EXERCISE REQUIREMENTS » Copy out all the lines where "Reproduce" shows up.
Start of ROWS
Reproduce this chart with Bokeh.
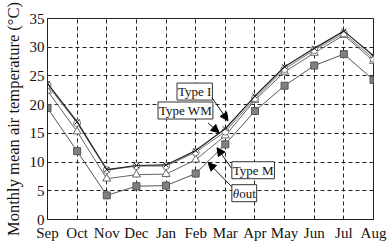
End of ROWS
Start of ROWS
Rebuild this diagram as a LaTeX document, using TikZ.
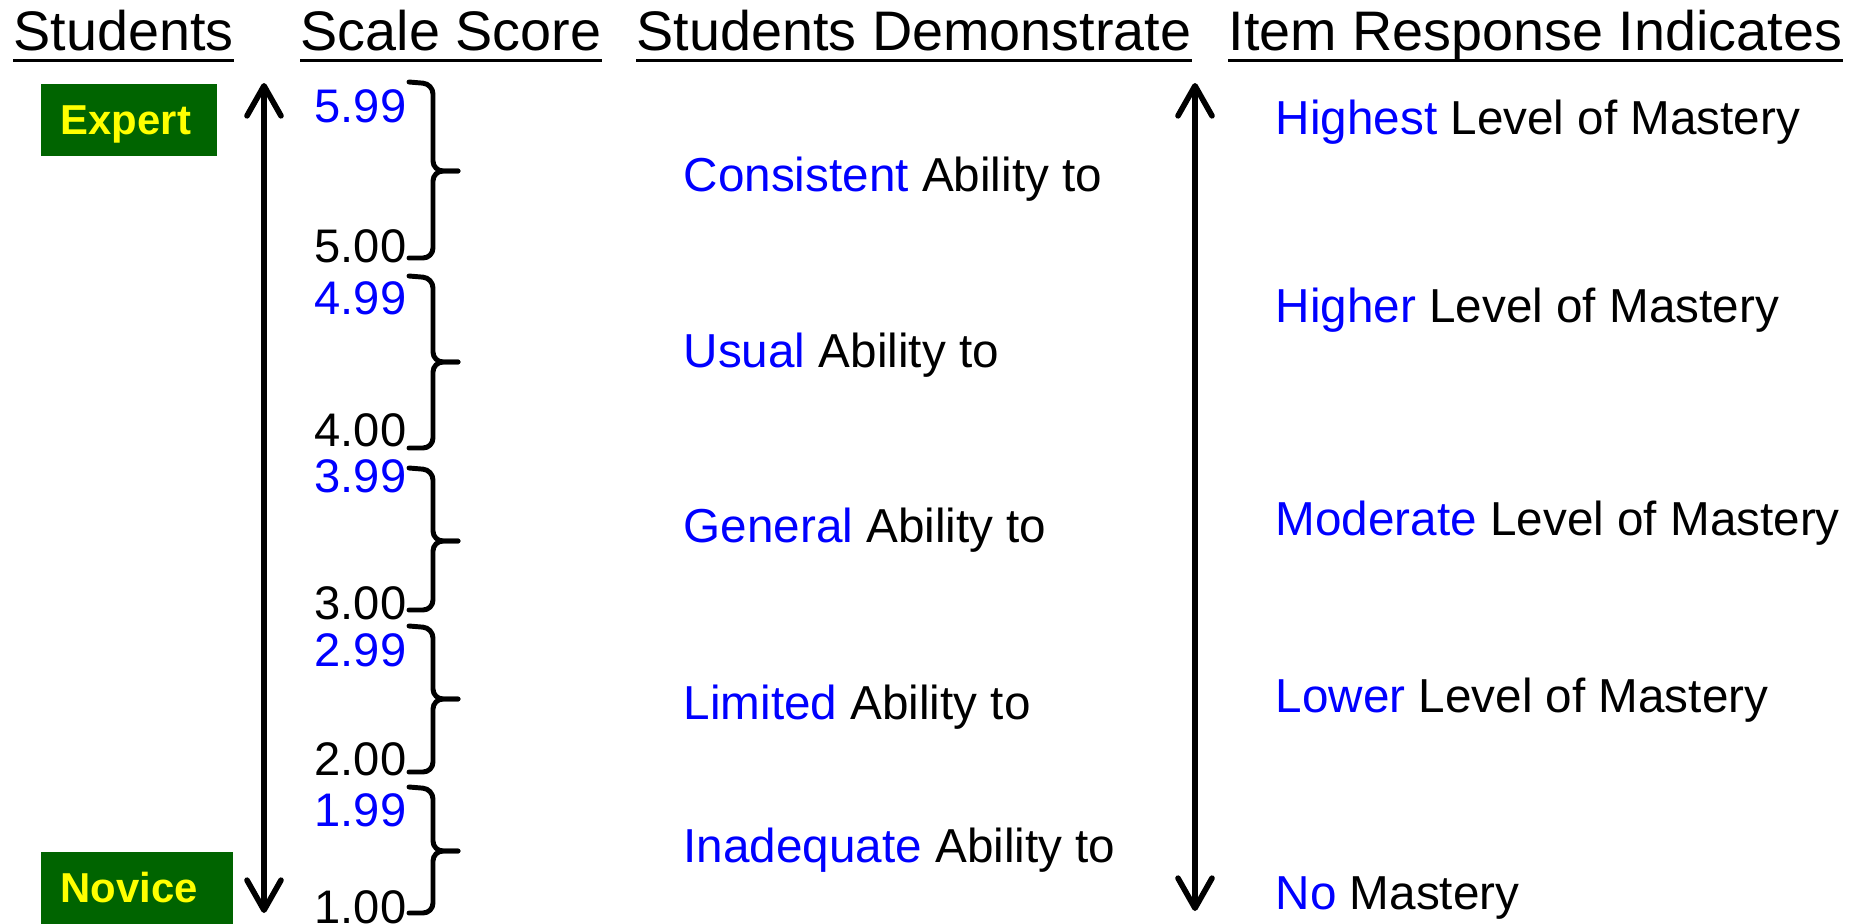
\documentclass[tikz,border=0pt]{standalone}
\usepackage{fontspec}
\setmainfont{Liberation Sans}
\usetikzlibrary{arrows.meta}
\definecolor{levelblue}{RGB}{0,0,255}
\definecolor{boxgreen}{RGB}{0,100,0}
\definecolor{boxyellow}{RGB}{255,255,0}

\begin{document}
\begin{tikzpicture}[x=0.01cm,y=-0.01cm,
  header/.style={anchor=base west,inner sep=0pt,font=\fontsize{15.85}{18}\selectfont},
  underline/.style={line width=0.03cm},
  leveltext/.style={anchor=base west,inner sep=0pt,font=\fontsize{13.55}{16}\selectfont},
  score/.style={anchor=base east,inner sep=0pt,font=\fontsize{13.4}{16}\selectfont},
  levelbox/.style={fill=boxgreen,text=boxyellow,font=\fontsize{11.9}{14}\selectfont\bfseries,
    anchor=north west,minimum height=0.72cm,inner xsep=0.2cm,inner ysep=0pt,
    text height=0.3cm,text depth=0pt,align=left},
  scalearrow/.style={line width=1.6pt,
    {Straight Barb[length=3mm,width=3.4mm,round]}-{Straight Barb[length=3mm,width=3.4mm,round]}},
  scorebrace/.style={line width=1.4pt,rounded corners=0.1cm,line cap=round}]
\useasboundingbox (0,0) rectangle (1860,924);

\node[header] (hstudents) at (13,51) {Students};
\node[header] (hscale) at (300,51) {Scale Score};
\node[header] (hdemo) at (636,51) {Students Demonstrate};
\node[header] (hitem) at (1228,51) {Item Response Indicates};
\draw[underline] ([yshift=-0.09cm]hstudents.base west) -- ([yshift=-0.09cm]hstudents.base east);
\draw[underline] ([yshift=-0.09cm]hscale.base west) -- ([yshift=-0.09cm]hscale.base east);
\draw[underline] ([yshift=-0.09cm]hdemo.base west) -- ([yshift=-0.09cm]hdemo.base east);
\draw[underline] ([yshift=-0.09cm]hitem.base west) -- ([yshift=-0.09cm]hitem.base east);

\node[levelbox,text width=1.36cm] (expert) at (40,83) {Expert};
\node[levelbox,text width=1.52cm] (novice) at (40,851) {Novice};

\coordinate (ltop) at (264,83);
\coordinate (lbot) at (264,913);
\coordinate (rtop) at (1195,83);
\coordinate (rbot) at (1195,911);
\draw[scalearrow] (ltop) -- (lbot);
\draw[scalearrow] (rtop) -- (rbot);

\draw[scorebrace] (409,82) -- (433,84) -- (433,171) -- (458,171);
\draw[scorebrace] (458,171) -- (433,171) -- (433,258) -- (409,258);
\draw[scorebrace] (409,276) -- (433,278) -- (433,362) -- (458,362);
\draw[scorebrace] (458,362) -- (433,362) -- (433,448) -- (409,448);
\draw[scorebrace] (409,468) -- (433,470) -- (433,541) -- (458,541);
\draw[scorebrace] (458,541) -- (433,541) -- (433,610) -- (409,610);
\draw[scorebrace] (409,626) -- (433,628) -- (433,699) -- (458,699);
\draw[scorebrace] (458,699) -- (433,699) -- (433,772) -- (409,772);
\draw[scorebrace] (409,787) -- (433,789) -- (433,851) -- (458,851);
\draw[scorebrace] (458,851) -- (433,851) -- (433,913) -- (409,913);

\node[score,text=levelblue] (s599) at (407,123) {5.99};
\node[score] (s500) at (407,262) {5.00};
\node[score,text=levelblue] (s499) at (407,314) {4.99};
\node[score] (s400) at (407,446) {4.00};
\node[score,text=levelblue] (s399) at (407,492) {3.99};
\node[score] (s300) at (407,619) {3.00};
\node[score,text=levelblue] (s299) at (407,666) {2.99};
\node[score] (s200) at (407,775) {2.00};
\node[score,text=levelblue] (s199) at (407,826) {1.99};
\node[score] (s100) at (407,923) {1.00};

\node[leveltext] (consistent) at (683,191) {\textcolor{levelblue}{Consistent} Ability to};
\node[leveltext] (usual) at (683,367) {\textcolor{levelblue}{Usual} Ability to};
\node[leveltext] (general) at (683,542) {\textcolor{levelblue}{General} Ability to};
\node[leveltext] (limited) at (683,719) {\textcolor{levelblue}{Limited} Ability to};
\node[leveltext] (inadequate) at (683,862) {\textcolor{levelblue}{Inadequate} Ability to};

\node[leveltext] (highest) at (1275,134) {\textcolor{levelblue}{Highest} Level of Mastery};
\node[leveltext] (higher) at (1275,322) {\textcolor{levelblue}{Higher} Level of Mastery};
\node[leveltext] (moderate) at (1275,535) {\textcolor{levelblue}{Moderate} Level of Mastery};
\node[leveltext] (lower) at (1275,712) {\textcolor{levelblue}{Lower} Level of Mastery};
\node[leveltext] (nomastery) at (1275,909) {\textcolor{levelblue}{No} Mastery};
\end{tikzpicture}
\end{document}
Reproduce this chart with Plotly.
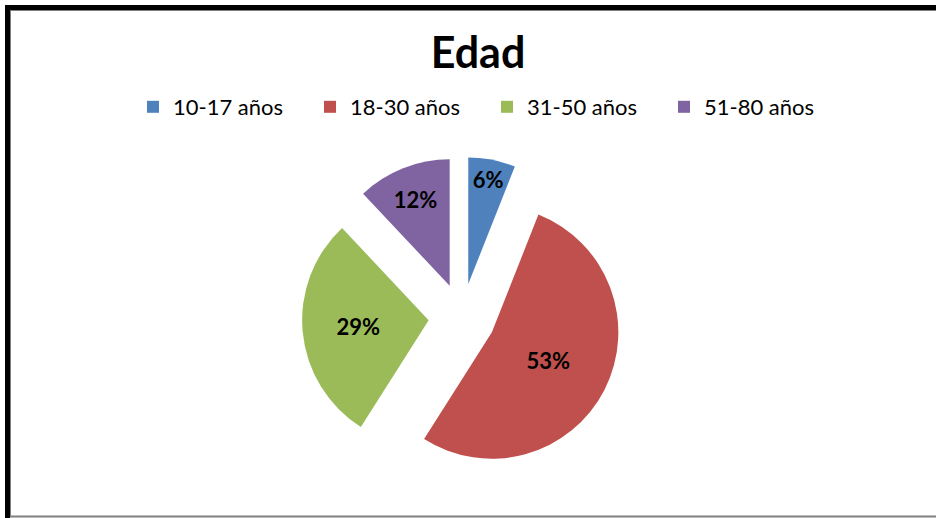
End of ROWS
Start of ROWS
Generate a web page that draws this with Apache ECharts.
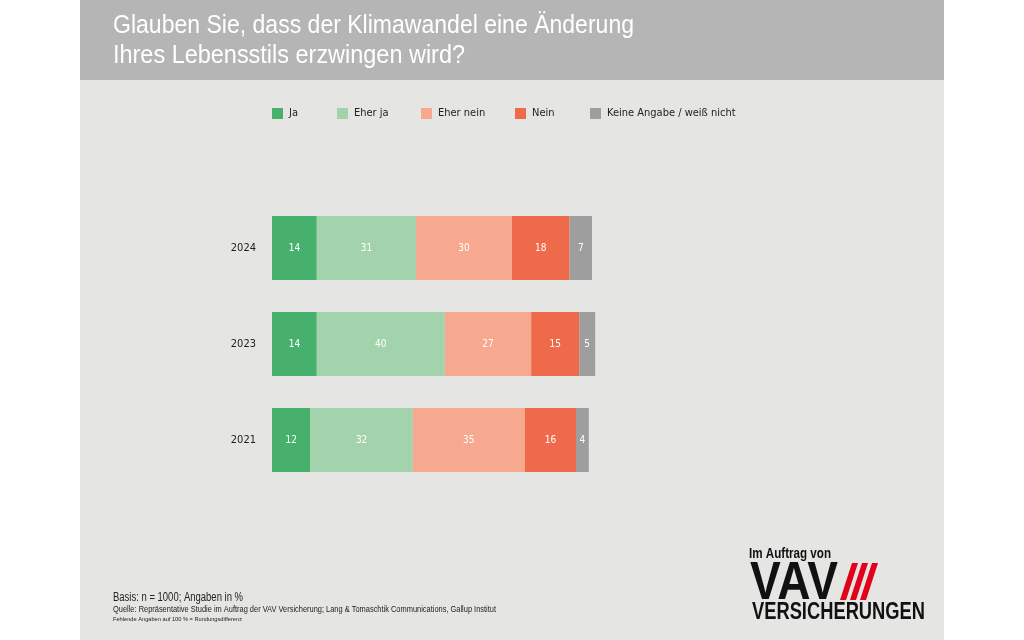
End of ROWS
TASK RESPONSE »
Reproduce this chart with Bokeh.
Reproduce this chart with Plotly.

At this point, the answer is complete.